## Request
Repeat the listing exactly as given, omitting every image.

## Dataset section
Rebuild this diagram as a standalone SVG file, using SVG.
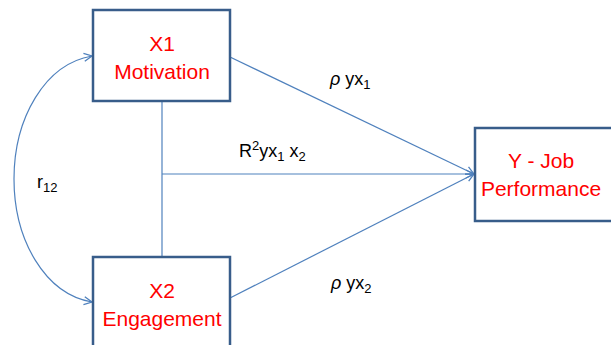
<svg xmlns="http://www.w3.org/2000/svg" width="611" height="345" viewBox="0 0 611 345">
<defs>
<style>
.box{fill:#fff;stroke:#385D8A;stroke-width:2.5}
.ln{fill:none;stroke:#4F81BD;stroke-width:1.2}
.nt{font-family:"Liberation Sans",Arial,sans-serif;font-size:21px;fill:#FF0000;text-anchor:middle}
.lb{font-family:"Liberation Sans",Arial,sans-serif;font-size:18px;fill:#000}
.sub{font-size:13px}
</style>
<marker id="ah" viewBox="0 0 10 10" refX="9" refY="5" markerWidth="10" markerHeight="10" markerUnits="userSpaceOnUse" orient="auto-start-reverse">
<path d="M1 1 L9 5 L1 9" fill="none" stroke="#4F81BD" stroke-width="1.3"/>
</marker>
</defs>
<g id="connectors">
<line class="ln" x1="162" y1="101" x2="162" y2="257"/>
<line class="ln" x1="162" y1="174" x2="474" y2="174" marker-end="url(#ah)"/>
<line class="ln" x1="230" y1="57" x2="474" y2="174" marker-end="url(#ah)"/>
<line class="ln" x1="230" y1="298" x2="474" y2="174" marker-end="url(#ah)"/>
<path class="ln" d="M92 56 C45 64,14 118,14 179 C14 240,45 294,92 302" marker-start="url(#ah)" marker-end="url(#ah)"/>
</g>
<g id="x1">
<rect class="box" x="93" y="10" width="137" height="91"/>
<text class="nt" x="162" y="51">X1</text>
<text class="nt" x="162" y="79">Motivation</text>
</g>
<g id="x2">
<rect class="box" x="93" y="257" width="137" height="95"/>
<text class="nt" x="162" y="298">X2</text>
<text class="nt" x="162" y="326">Engagement</text>
</g>
<g id="y">
<rect class="box" x="475" y="128" width="145" height="93"/>
<text class="nt" x="541" y="168">Y - Job</text>
<text class="nt" x="541" y="196">Performance</text>
</g>
<g id="labels">
<text class="lb" x="37" y="188">r<tspan class="sub" dy="4">12</tspan></text>
<text class="lb" x="330" y="85"><tspan font-style="italic">ρ</tspan> yx<tspan class="sub" dy="4">1</tspan></text>
<text class="lb" x="239" y="157">R<tspan class="sub" dy="-7">2</tspan><tspan dy="7">yx</tspan><tspan class="sub" dy="4">1</tspan><tspan dy="-4"> x</tspan><tspan class="sub" dy="4">2</tspan></text>
<text class="lb" x="331" y="289"><tspan font-style="italic">ρ</tspan> yx<tspan class="sub" dy="4">2</tspan></text>
</g>
</svg>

## Response below
Rebuild this diagram as a standalone SVG file, using SVG.
<svg xmlns="http://www.w3.org/2000/svg" width="611" height="345" viewBox="0 0 611 345">
<defs>
<style>
.box{fill:#fff;stroke:#385D8A;stroke-width:2.5}
.ln{fill:none;stroke:#4F81BD;stroke-width:1.2}
.nt{font-family:"Liberation Sans",Arial,sans-serif;font-size:21px;fill:#FF0000;text-anchor:middle}
.lb{font-family:"Liberation Sans",Arial,sans-serif;font-size:18px;fill:#000}
.sub{font-size:13px}
</style>
<marker id="ah" viewBox="0 0 10 10" refX="9" refY="5" markerWidth="10" markerHeight="10" markerUnits="userSpaceOnUse" orient="auto-start-reverse">
<path d="M1 1 L9 5 L1 9" fill="none" stroke="#4F81BD" stroke-width="1.3"/>
</marker>
</defs>
<g id="connectors">
<line class="ln" x1="162" y1="101" x2="162" y2="257"/>
<line class="ln" x1="162" y1="174" x2="474" y2="174" marker-end="url(#ah)"/>
<line class="ln" x1="230" y1="57" x2="474" y2="174" marker-end="url(#ah)"/>
<line class="ln" x1="230" y1="298" x2="474" y2="174" marker-end="url(#ah)"/>
<path class="ln" d="M92 56 C45 64,14 118,14 179 C14 240,45 294,92 302" marker-start="url(#ah)" marker-end="url(#ah)"/>
</g>
<g id="x1">
<rect class="box" x="93" y="10" width="137" height="91"/>
<text class="nt" x="162" y="51">X1</text>
<text class="nt" x="162" y="79">Motivation</text>
</g>
<g id="x2">
<rect class="box" x="93" y="257" width="137" height="95"/>
<text class="nt" x="162" y="298">X2</text>
<text class="nt" x="162" y="326">Engagement</text>
</g>
<g id="y">
<rect class="box" x="475" y="128" width="145" height="93"/>
<text class="nt" x="541" y="168">Y - Job</text>
<text class="nt" x="541" y="196">Performance</text>
</g>
<g id="labels">
<text class="lb" x="37" y="188">r<tspan class="sub" dy="4">12</tspan></text>
<text class="lb" x="330" y="85"><tspan font-style="italic">ρ</tspan> yx<tspan class="sub" dy="4">1</tspan></text>
<text class="lb" x="239" y="157">R<tspan class="sub" dy="-7">2</tspan><tspan dy="7">yx</tspan><tspan class="sub" dy="4">1</tspan><tspan dy="-4"> x</tspan><tspan class="sub" dy="4">2</tspan></text>
<text class="lb" x="331" y="289"><tspan font-style="italic">ρ</tspan> yx<tspan class="sub" dy="4">2</tspan></text>
</g>
</svg>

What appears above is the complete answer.